Just a bit down the street from Saltanovsky's jail there is a complex of 19th-century buildings that now belongs to the Russian Orthodox Church.
"Thirty years ago, that church was in pretty good shape," Saltanovsky said. "At the time, it would have cost about 50,000 German marks ($28,000) to restore it, and the Germans were ready to give the money. But we refused. They said we don't need [non-Russian Orthodox believers] coming around."
"So, we asked the priest what the church would do with the buildings," he concluded. "And he said, 'To tell the truth, we'll take them apart for the bricks."
That sad fate is common for such buildings, said Oleg Li, coordinator of the nongovernmental Prussian Cultural Heritage group.
"The losses have been enormous," Li told RFE/RL. "But there are still places for such people to do their work. Taking buildings apart for the bricks is done on a massive scale in the eastern and southern parts of the region, where the economy is bad. In the coastal cities, and especially Kaliningrad, they are just knocked down to make way for new construction."
Li's group says that 35 buildings, one bridge, and one underground bunker were destroyed in 2019 alone. None of them had protected status. There is no official list of such monuments.
It was estimated that about 30 percent of the region's buildings were in useable condition when the Soviet Union annexed the region in 1945.
"The war ended [long ago], but we are still losing things year after year," Li said.
The society has noted some important success stories, however.
Some 120 kilometers from Kaliningrad in the city of Neman, a businessman named Ivan Artyukh who describes himself as "a romantic adventurer," has taken a 20-year lease from the Russian Orthodox Church on Ragnit Castle.
He doesn't have a plan, although he's hoping to save at least some of the remaining walls.
Just outside of Kaliningrad, a couple from Belgorod named Nadezhda and Sergei Sorokin are working to restore Valdau Castle, which once hosted Napoleon.
"We all need this place," Nadezhda Sorokina told RFE/RL in an interview in April. "This castle is a living witness to 12 centuries of history. Napoleon was here."
"They need it," she added, pointing to her two sons, Savely and Pasha.
The repairs will cost millions of rubles.
"There aren't many such examples, but they do exist," Li told RFE/RL. "The Langdorf Chateau has been restored and now is beautiful and working as a resort."

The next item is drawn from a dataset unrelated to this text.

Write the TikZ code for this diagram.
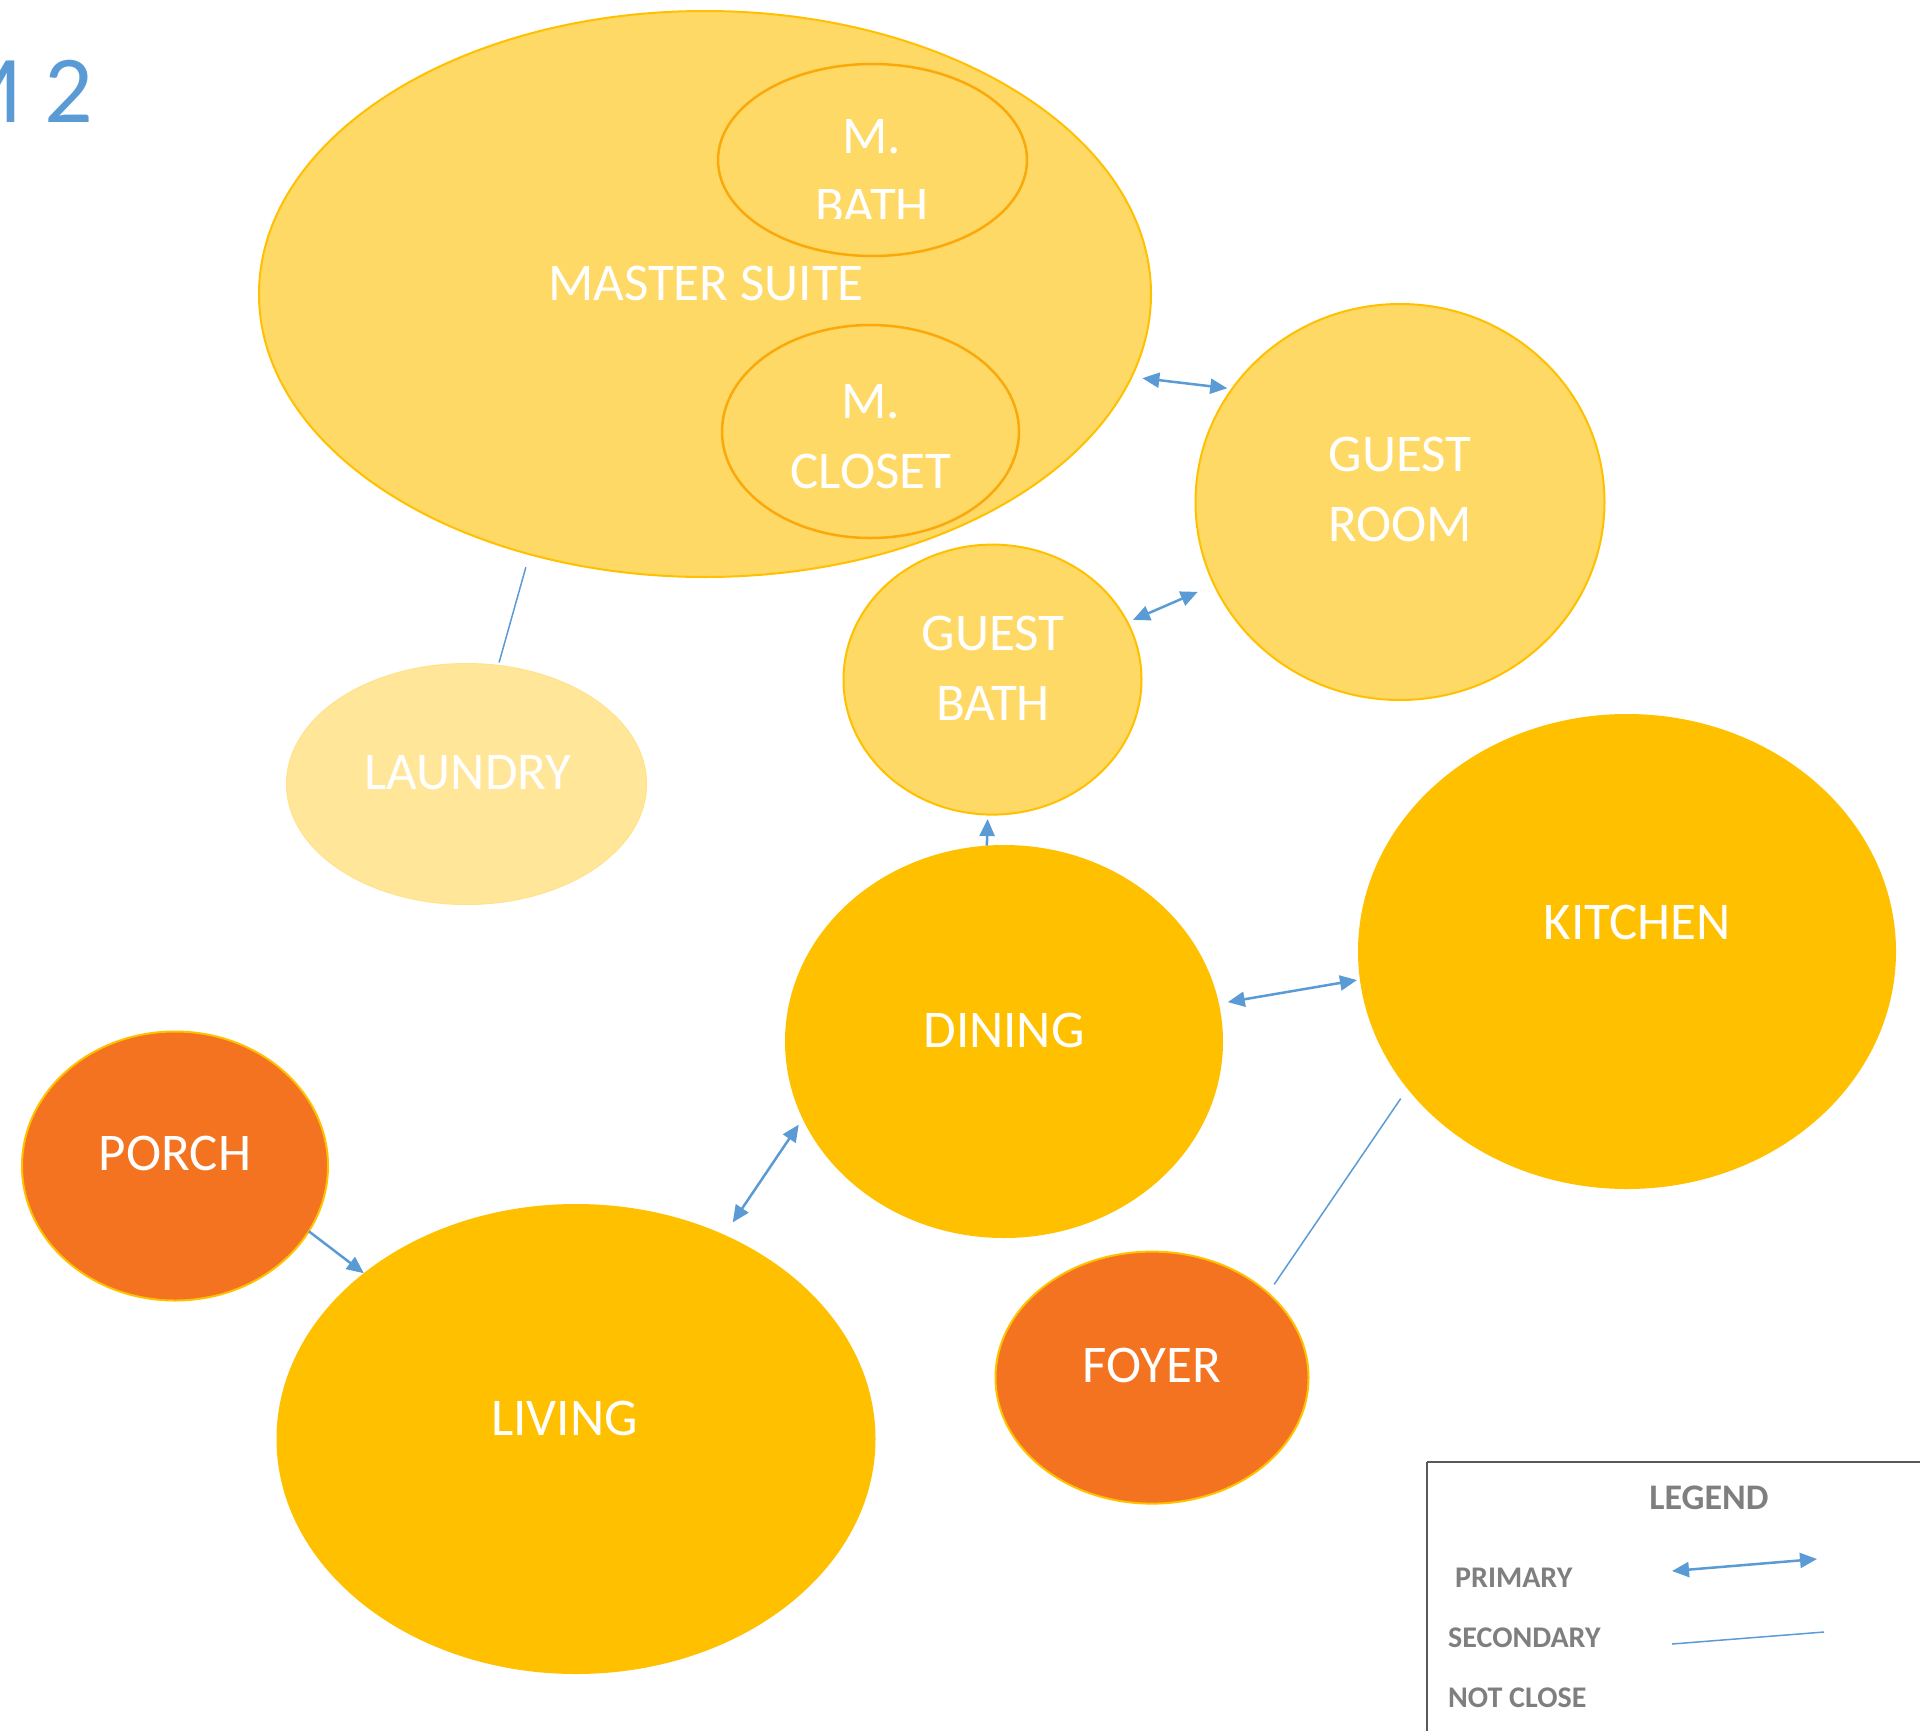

"What we need is the goodwill of the state," said Viktoria Korneva, director of the Khobbi-tur tourism firm. "Individual people can't solve these problems alone. A state policy needs to be determined. Either we want to save our history, or we don't. Considering that this is the main form of tourism [in this region], it would be very stupid to lose all of this."
Viktor Saltanovsky is a perfect example of the idealist entrepreneur.
"I'm amazed at what a beautiful building it is," he said, looking up at his jail. "How well everything is built! From the beginning, this was a mad project. There wasn't even a plan, to be honest. I live in a German house and I have German roots. I wanted to leave something behind. And you have to admit, owning a jail is pretty interesting."
Now he hopes to turn the ground floor into a café and a small museum. He plans to turn the upper-floor cells into a hostel.
"I can rent rooms for 200 rubles ($3.25) a day to local agricultural workers," he said. "There aren't many places to stay in this village."
For now, he has cleared the former jail exercise yard and plans to open a small store and a beer garden there.
"This building is like an adopted child or a bedridden patient," he said. "It might not be a living thing, but it wants to live just the same."